Vietnam troops ‘use force’ at rare Hmong protest
Vietnamese soldiers clashed with ethnic Hmong after thousands staged a rare protest in a remote mountain area calling for greater autonomy and religious freedom, a military source said Thursday. The Vietnamese army sent troop reinforcements after the demonstrations broke out several days ago in Dien Bien province in the far northwest of the communist nation, near the border with China and Laos. Soldiers “had to disperse the crowd by force”, according to the military source, who did not provide details of any casualties or the number of troops involved.
“Minor clashes occurred between the Hmong and security forces,” he added. Protesters numbered in their thousands and “the army had to intervene to prevent these troubles from spreading”, the source said. It is Vietnam’s worst known case of ethnic unrest since protests in 2001 and 2004 in the Central Highlands by the Montagnards. About 1,700 of them fled to Cambodia after troops crushed protests against land confiscation and religious persecution.
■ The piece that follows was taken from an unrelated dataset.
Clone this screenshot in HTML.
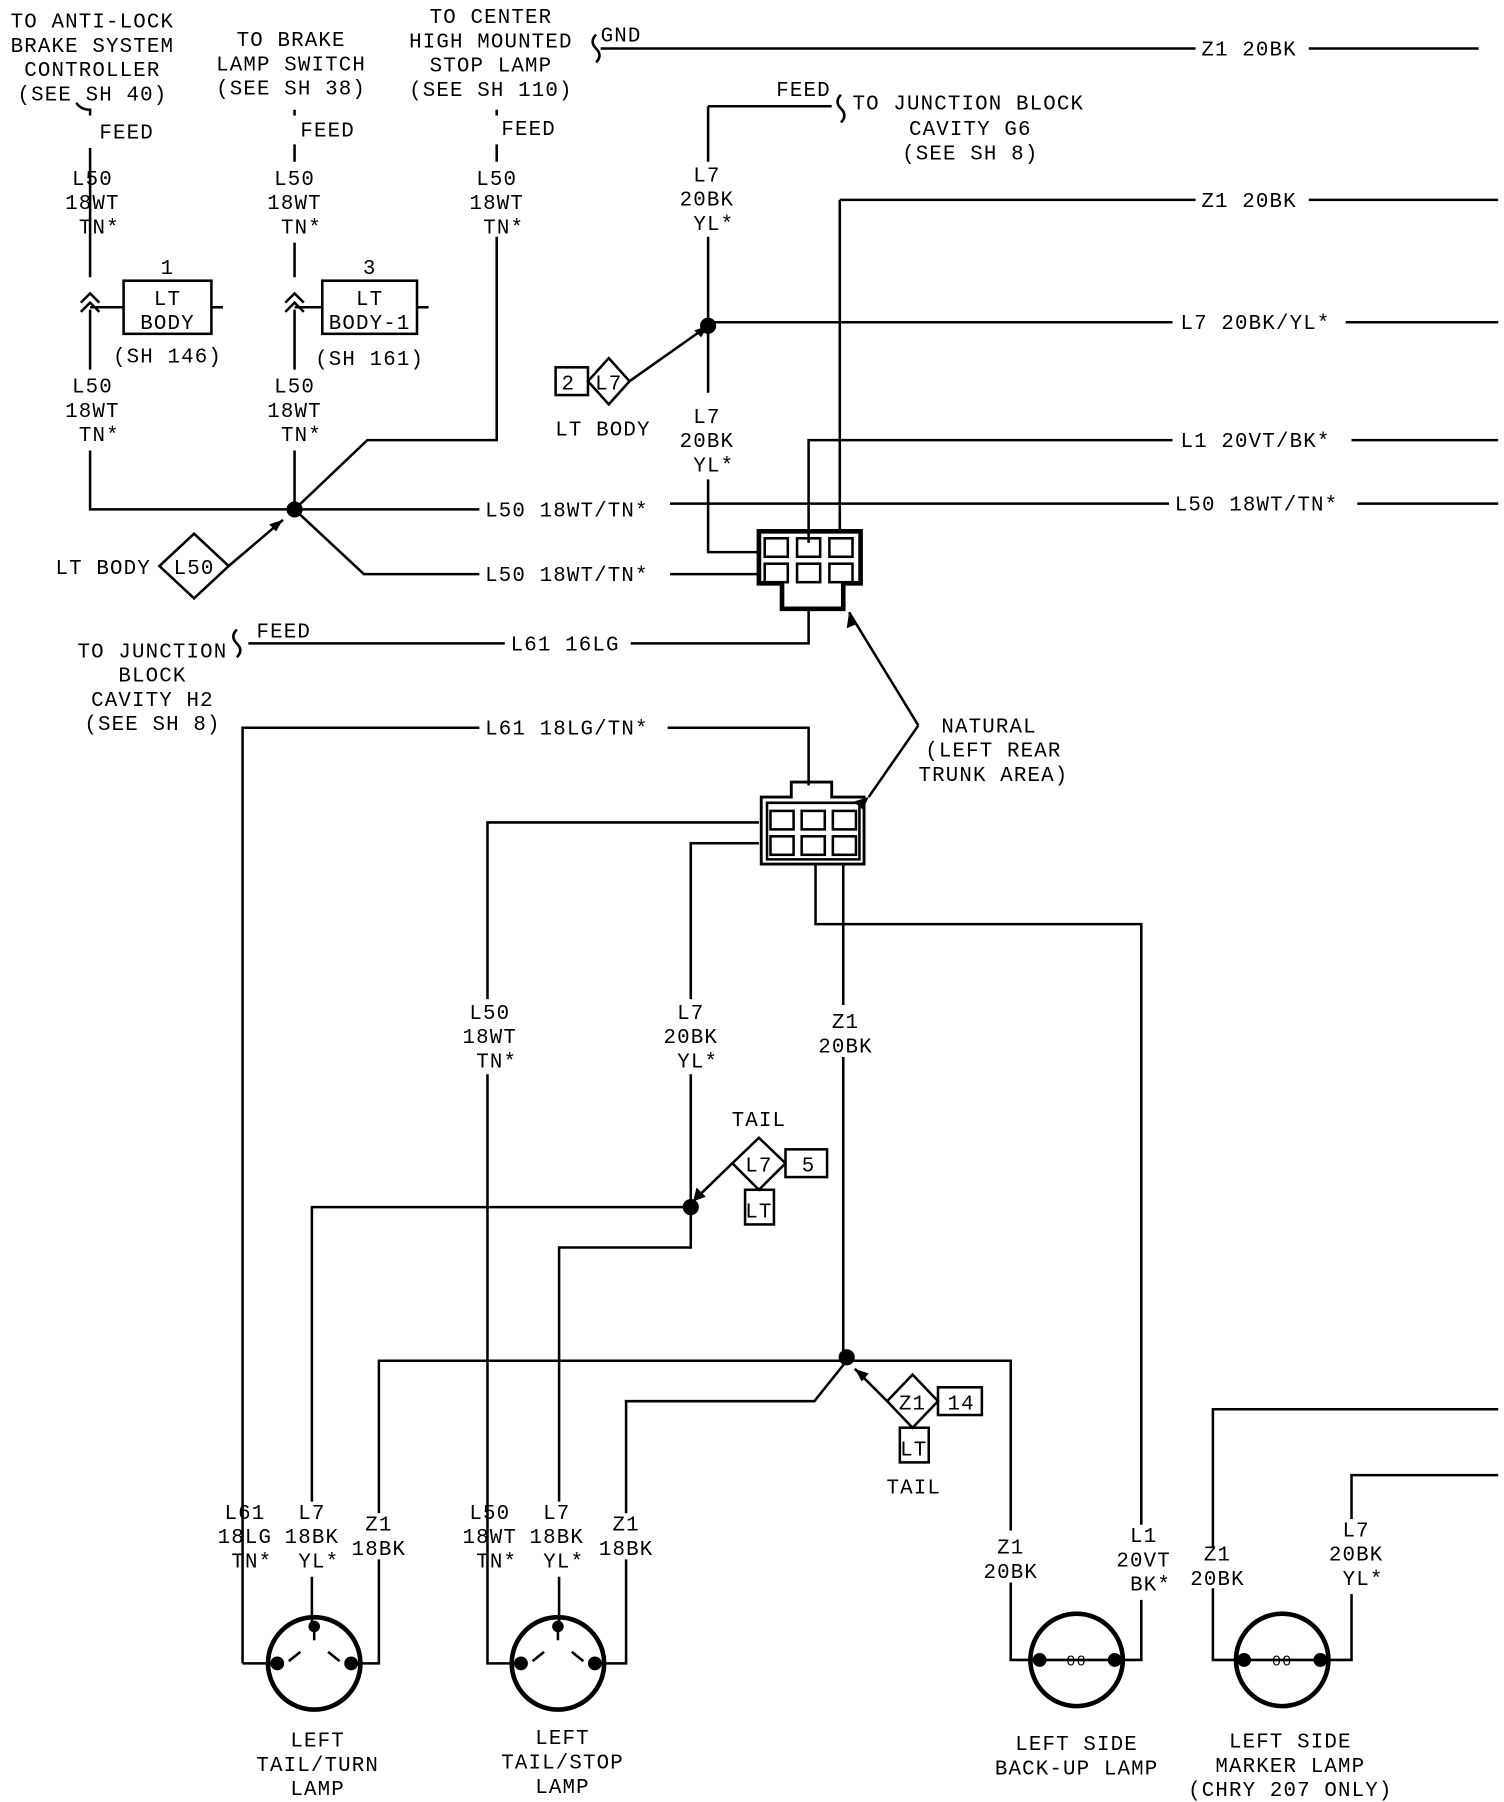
<!DOCTYPE html>
<html><head><meta charset="utf-8"><style>
html,body{margin:0;padding:0;background:#fff;}
svg{display:block;}
text{font-family:"Liberation Mono",monospace;font-size:18px;fill:#000;letter-spacing:1px;}
.m{text-anchor:middle;}
</style></head><body>
<svg width="1504" height="1802" viewBox="0 0 1302 1560" preserveAspectRatio="none" xmlns="http://www.w3.org/2000/svg">
<g stroke="#000" stroke-width="2.2" fill="none">
<path d="M520 42H1035M1133 42H1280"/>
<path d="M516 30q-6 6 0 12q6 6 0 12"/>
<path d="M727 173V460M727 173H1035M1133 173H1297"/>
<path d="M613 279H1015M1165 279H1297"/>
<path d="M700 470V381H1015M1170 381H1297"/>
<path d="M78 128V240M78 268V320M78 390V441H255"/>
<path d="M70 262l8-8l8 8M70 270l8-8l8 8"/>
<path d="M255 125V140M255 210V240M255 268V320M255 390V441"/>
<path d="M247 262l8-8l8 8M247 270l8-8l8 8"/>
<path d="M255 441H415M580 436H1012M1175 436H1297" />
<path d="M255 441L318 381H430V205"/>
<path d="M430 125V140"/>
<path d="M255 441L315 497H415M580 497H657"/>
<path d="M78 100V95q-8 0-12-6M255 100V95M430 100V95"/>
<path d="M613 92H720M613 92V140M613 205V282M613 282V340M613 415V478H657"/>
<path d="M728 82q-6 6 0 12q6 6 0 12"/>
<path d="M545 330L613 282"/>
<path d="M657 460H745V505H730V527H677V505H657Z" stroke-width="4"/>
<rect x="662" y="466" width="20" height="16"/><rect x="690" y="466" width="20" height="16"/><rect x="718" y="466" width="20" height="16"/>
<rect x="662" y="488" width="20" height="16"/><rect x="690" y="488" width="20" height="16"/><rect x="718" y="488" width="20" height="16"/>
<path d="M215 557H437M546 557H700V527"/>
<path d="M205 545q-6 6 0 12q6 6 0 12"/>
<path d="M210 1440V630H415M578 630H700V680"/>
<path d="M685 677H720V690H748V748H659V690H685Z" stroke-width="2.5"/>
<path d="M664 695H744V744H664Z"/>
<rect x="667" y="702" width="20" height="16"/><rect x="694" y="702" width="20" height="16"/><rect x="721" y="702" width="20" height="16"/>
<rect x="667" y="724" width="20" height="16"/><rect x="694" y="724" width="20" height="16"/><rect x="721" y="724" width="20" height="16"/>
<path d="M795 628L735 530M795 628L752 690"/>
<path d="M657 712H422V865M422 930V1440H445"/>
<path d="M657 730H598V865M598 930V1080H484V1300M484 1365V1405"/>
<path d="M730 748V870M730 915V1178"/>
<path d="M706 748V800H988V1320M988 1385V1437H968"/>
<path d="M598 1045H270V1300M270 1365V1405"/>
<path d="M733 1178H328V1310M328 1350V1440H305"/>
<path d="M733 1178H875V1325M875 1370V1437H898"/>
<path d="M733 1178L705 1213H542V1310M542 1350V1440H518"/>
<path d="M238 1440H210"/>
<path d="M1050 1340V1220H1297M1050 1375V1437H1075"/>
<path d="M1170 1315V1277H1297M1170 1380V1437H1145"/>
<path d="M600 1040L634 1007M740 1185L768 1213"/>
<circle cx="272" cy="1440" r="40" stroke-width="4"/>
<circle cx="483" cy="1440" r="40" stroke-width="4"/>
<circle cx="932" cy="1437" r="40" stroke-width="4"/>
<circle cx="1110" cy="1437" r="40" stroke-width="4"/>
<path d="M260 1430l-10 8M284 1430l10 8M272 1420v-10M471 1430l-10 8M495 1430l10 8M483 1420v-10"/>
<path d="M900 1437H965M1077 1437H1143"/>
<rect x="107" y="243" width="76" height="46"/><path d="M183 266H193"/>
<rect x="279" y="243" width="82" height="46"/><path d="M361 266H371"/>
<path d="M78 266H107M255 266H279"/>
<rect x="481" y="318" width="28" height="24"/>
<path d="M527 310L545 330L527 350L509 330Z"/>
<path d="M168 462L198 490L168 518L138 490Z"/>
<path d="M198 490L245 450"/>
<path d="M657 985L680 1007L657 1030L634 1007Z"/>
<rect x="680" y="995" width="36" height="24"/>
<rect x="645" y="1030" width="25" height="30"/>
<path d="M790 1190L812 1213L790 1236L768 1213Z"/>
<rect x="812" y="1201" width="38" height="24"/>
<rect x="779" y="1236" width="25" height="30"/>
</g>
<g fill="#000">
<circle cx="255" cy="441" r="7"/><circle cx="613" cy="282" r="7"/>
<circle cx="598" cy="1045" r="7"/><circle cx="733" cy="1175" r="7"/>
<circle cx="240" cy="1440" r="6"/><circle cx="304" cy="1440" r="6"/><circle cx="272" cy="1408" r="5"/>
<circle cx="451" cy="1440" r="6"/><circle cx="515" cy="1440" r="6"/><circle cx="483" cy="1408" r="5"/>
<circle cx="900" cy="1437" r="6"/><circle cx="965" cy="1437" r="6"/>
<circle cx="1077" cy="1437" r="6"/><circle cx="1143" cy="1437" r="6"/>
<path d="M245 450l-12 4l6 6z"/><path d="M613 282l-12 4l6 6z"/>
<path d="M735 530l-2 14l9-4z"/><path d="M752 690l-13 4l8 7z"/>
<path d="M600 1040l3-12l8 8z"/><path d="M740 1185l12 4l-6 7z"/>
</g>
<g>
<text x="80" y="24" class="m">TO ANTI-LOCK</text>
<text x="80" y="45" class="m">BRAKE SYSTEM</text>
<text x="80" y="66" class="m">CONTROLLER</text>
<text x="80" y="87" class="m">(SEE SH 40)</text>
<text x="86" y="120">FEED</text>
<text x="252" y="40" class="m">TO BRAKE</text>
<text x="252" y="61" class="m">LAMP SWITCH</text>
<text x="252" y="82" class="m">(SEE SH 38)</text>
<text x="260" y="118">FEED</text>
<text x="425" y="20" class="m">TO CENTER</text>
<text x="425" y="41" class="m">HIGH MOUNTED</text>
<text x="425" y="62" class="m">STOP LAMP</text>
<text x="425" y="83" class="m">(SEE SH 110)</text>
<text x="434" y="117">FEED</text>
<text x="520" y="36">GND</text>
<text x="1040" y="48">Z1 20BK</text>
<text x="1040" y="179">Z1 20BK</text>
<text x="1022" y="285">L7 20BK/YL*</text>
<text x="1022" y="387">L1 20VT/BK*</text>
<text x="1017" y="442">L50 18WT/TN*</text>
<text x="420" y="447">L50 18WT/TN*</text>
<text x="420" y="503">L50 18WT/TN*</text>
<text x="442" y="563">L61 16LG</text>
<text x="420" y="636">L61 18LG/TN*</text>
<text x="672" y="83">FEED</text>
<text x="738" y="95">TO JUNCTION BLOCK</text>
<text x="840" y="117" class="m">CAVITY G6</text>
<text x="840" y="138" class="m">(SEE SH 8)</text>
<text x="80" y="160" class="m">L50</text><text x="80" y="181" class="m">18WT</text><text x="86" y="202" class="m">TN*</text>
<text x="255" y="160" class="m">L50</text><text x="255" y="181" class="m">18WT</text><text x="261" y="202" class="m">TN*</text>
<text x="430" y="160" class="m">L50</text><text x="430" y="181" class="m">18WT</text><text x="436" y="202" class="m">TN*</text>
<text x="612" y="157" class="m">L7</text><text x="612" y="178" class="m">20BK</text><text x="618" y="199" class="m">YL*</text>
<text x="80" y="340" class="m">L50</text><text x="80" y="361" class="m">18WT</text><text x="86" y="382" class="m">TN*</text>
<text x="255" y="340" class="m">L50</text><text x="255" y="361" class="m">18WT</text><text x="261" y="382" class="m">TN*</text>
<text x="612" y="366" class="m">L7</text><text x="612" y="387" class="m">20BK</text><text x="618" y="408" class="m">YL*</text>
<text x="145" y="237" class="m">1</text><text x="145" y="264" class="m">LT</text><text x="145" y="285" class="m">BODY</text>
<text x="145" y="314" class="m">(SH 146)</text>
<text x="320" y="237" class="m">3</text><text x="320" y="264" class="m">LT</text><text x="320" y="285" class="m">BODY-1</text>
<text x="320" y="316" class="m">(SH 161)</text>
<text x="492" y="337" class="m">2</text><text x="527" y="337" class="m">L7</text>
<text x="522" y="377" class="m">LT BODY</text>
<text x="48" y="497">LT BODY</text><text x="168" y="497" class="m">L50</text>
<text x="222" y="552">FEED</text>
<text x="132" y="569" class="m">TO JUNCTION</text>
<text x="132" y="590" class="m">BLOCK</text>
<text x="132" y="611" class="m">CAVITY H2</text>
<text x="132" y="632" class="m">(SEE SH 8)</text>
<text x="815" y="634">NATURAL</text>
<text x="860" y="655" class="m">(LEFT REAR</text>
<text x="860" y="676" class="m">TRUNK AREA)</text>
<text x="424" y="882" class="m">L50</text><text x="424" y="903" class="m">18WT</text><text x="430" y="924" class="m">TN*</text>
<text x="598" y="882" class="m">L7</text><text x="598" y="903" class="m">20BK</text><text x="604" y="924" class="m">YL*</text>
<text x="732" y="890" class="m">Z1</text><text x="732" y="911" class="m">20BK</text>
<text x="657" y="975" class="m">TAIL</text>
<text x="657" y="1014" class="m">L7</text><text x="700" y="1014" class="m">5</text><text x="657" y="1054" class="m">LT</text>
<text x="790" y="1220" class="m">Z1</text><text x="832" y="1220" class="m">14</text><text x="791" y="1260" class="m">LT</text>
<text x="791" y="1293" class="m">TAIL</text>
<text x="212" y="1315" class="m">L61</text><text x="212" y="1336" class="m">18LG</text><text x="218" y="1357" class="m">TN*</text>
<text x="270" y="1315" class="m">L7</text><text x="270" y="1336" class="m">18BK</text><text x="276" y="1357" class="m">YL*</text>
<text x="328" y="1325" class="m">Z1</text><text x="328" y="1346" class="m">18BK</text>
<text x="424" y="1315" class="m">L50</text><text x="424" y="1336" class="m">18WT</text><text x="430" y="1357" class="m">TN*</text>
<text x="482" y="1315" class="m">L7</text><text x="482" y="1336" class="m">18BK</text><text x="488" y="1357" class="m">YL*</text>
<text x="542" y="1325" class="m">Z1</text><text x="542" y="1346" class="m">18BK</text>
<text x="875" y="1345" class="m">Z1</text><text x="875" y="1366" class="m">20BK</text>
<text x="990" y="1335" class="m">L1</text><text x="990" y="1356" class="m">20VT</text><text x="996" y="1377" class="m">BK*</text>
<text x="1054" y="1351" class="m">Z1</text><text x="1054" y="1372" class="m">20BK</text>
<text x="1174" y="1330" class="m">L7</text><text x="1174" y="1351" class="m">20BK</text><text x="1180" y="1372" class="m">YL*</text>
<text x="932" y="1442" class="m" style="font-size:13px">00</text>
<text x="1110" y="1442" class="m" style="font-size:13px">00</text>
<text x="275" y="1512" class="m">LEFT</text><text x="275" y="1533" class="m">TAIL/TURN</text><text x="275" y="1554" class="m">LAMP</text>
<text x="487" y="1510" class="m">LEFT</text><text x="487" y="1531" class="m">TAIL/STOP</text><text x="487" y="1552" class="m">LAMP</text>
<text x="932" y="1515" class="m">LEFT SIDE</text><text x="932" y="1536" class="m">BACK-UP LAMP</text>
<text x="1117" y="1513" class="m">LEFT SIDE</text><text x="1117" y="1534" class="m">MARKER LAMP</text><text x="1117" y="1555" class="m">(CHRY 207 ONLY)</text>
</g>
</svg>
</body></html>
Government officials did not immediately respond to a request for comment.
The mainly Christian Hmong are a Southeast Asian ethnic group who helped US forces against North Vietnam during the secret wartime campaign in Laos. They faced retribution after the communist takeover. The isolated but scenic Dien Bien region is normally popular with Vietnamese travellers, some of whom warned each other on a Web chatroom to stay away from the area because of a “Hmong uprising”. Other postings on the same topic had been removed, as sometimes happens in Vietnam when controversial issues are reported online.